Robertson’s reviewers recognized his ambitions and labors, and they took as their task the articulation of his achievement for their readers. They enthused over different aspects—all praising the philosophical system he built from his historical inquiry, many others lauding the scope of his research and the quality of the prose, and others appreciating more minor aspects like his attention to oft-disbelieved accounts of ancient discoveries of the New World.

But despite their raves, no aspect of Robertson’s work elicited universal acclaim. The London Review lampooned the archival work that impressed most reviewers, instead dismissing it as merely “the purchase of old books or manuscripts, containing facts and details which he might have searched for in vain, in works that have been made public.” Robertson’s efforts to draw attention to this labor, the reviewer claimed, distracted from the philosophical significance of this work. And yet, the reviewer further grumbled that “there are few matters of fact, related in the course of this volume, which are not generally known to most historical readers.”[2]

Complaints that did not contradict themselves might still seem alien to historians today. The Critical Review found most fault in “the ambiguity which frequently prevails in the language, from an improper or careless use of the relatives. In the same sentence the same pronouns often refer to different antecedents, and the reader is obliged to relinquish the expression, and to have recourse to the sense before he can comprehend the meaning.”[3]  The Gentleman’s Magazine lamented that Robertson had not queried, “whether the present race of Americans, the few in comparison who now survive, have derived most happiness or misery from their intercourse with Europeans?”[4]

Few contemporary historians would endorse Robertson’s system of history or prioritize his reviewers’ criticisms (though they might see reviews of their own work as similar to the above samples). Other aspects of Robertson’s reviews might seem peculiar as well. For one, they were almost all anonymous—a convention that would kill reviewing within today’s academic credit economy. They were often spread out over multiple issues, and in one case noted above, shared between two publications. Even more strikingly, most contained little original material, instead consisting predominantly of lengthy extracts from Robertson. In general, they more closely resembled a Googlebooks preview than a scholarly book review, providing a sample for potential buyers in an era of mail-order retail.

Despite these differences, these curious and sometimes conflicting essays balanced several functions that still resonate: to summarize, contextualize, criticize, and publicize. Each of these prioritize servicing the books’ potential audience, for the genre of the book review emblematizes a conception of scholarship as collaborative, imbricated in community. The genre was invented in the late seventeenth century at a time when scholars, scarred by almost two centuries of European warfare many attributed to unhinged or unmethodical learning, sought to quell disorder through reasoned critique and polite communication.
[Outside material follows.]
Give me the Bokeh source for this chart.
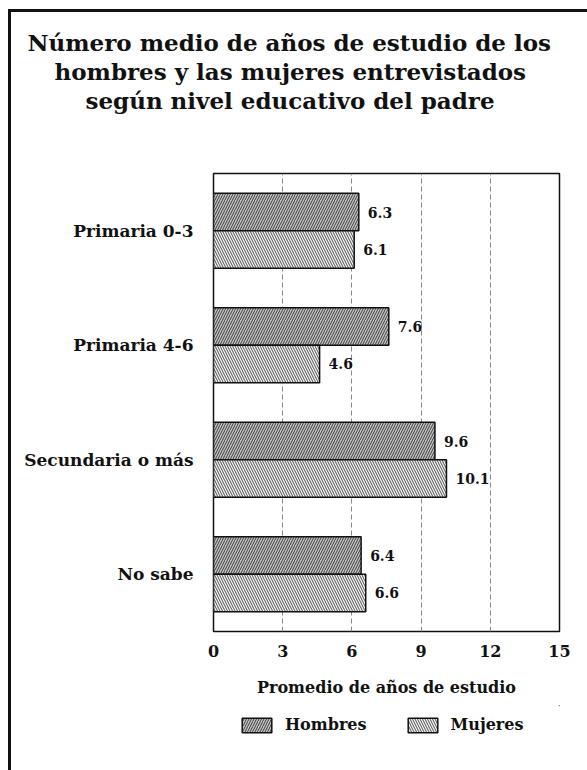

As they worked to propagate this understanding of learning to broader publics, the book review crystallized as a forum for mediating knowledge to a wider readership while at the same time moderating learned dispute and conflict.

Hierarchies of importance change over time, but our reviews today should still orient readers to the sources, scope, narrative and argument of a book; frame it in relation to similar studies and identify its unique contribution; provide a sense of the strengths and weaknesses of its conceptualization and execution; and encourage and give direction to future scholarship. By attributing importance to such reflections, we exhibit respect to the author of the book in question, but we also acknowledge that the reader is part of the life of the book. This valuation of readership reflects a conception of knowledge as open-ended, continually subject to revision and improvement—a collective good.

As new Book Review Editor at the WMQ, I am eagerly looking forward to working with authors to fulfill these ideals. I am deeply grateful to my predecessor Brett Rushforth (and Karin Wulf and Robert Gross before him), who has performed this role with brilliance and vision. I inherit the conviction that WMQ should elevate probing, sustained consideration of new scholarship over their other functions. One imperative aspect of this project entails showing how expanding the boundaries of early America—whether geographical, chronological, or evidentiary—helps better explain all aspects of it. The best book reviews do this in part by looking backwards, putting previous visions and present scholarship in dialogue to generate future possibilities.

Robertson’s History, perhaps surprisingly, indicates the value of this enterprise.  The revolt in the colonies delayed his studies of British America, and the work’s consequent focus on the sixteenth century conquest of Latin America he saw as part of the British engagement suggests that the British myopia of Anglo-American scholarship only emerged in subsequent generations; the current vasting of early America is both a revelation and a recovery. I am grateful for the opportunity to work with reviewers to continue the project of enhancing our community of scholars and advancing knowledge of this most “splendid era.”

[1] Review of “The History of America, “ Scots Magazine 39 (1777): 302; Review of “The History of America,” Monthly Review 56 (1777):   449-50.

[2] Review of “The History of America,” London Review of English and Foreign Literature 5 (1777): 403, 405.

[3] Review of “The History of America,” Critical Review 44 (1777):  129.

[4] Review of “The History of America,” Gentleman’s Magazine 48 (1778): 26.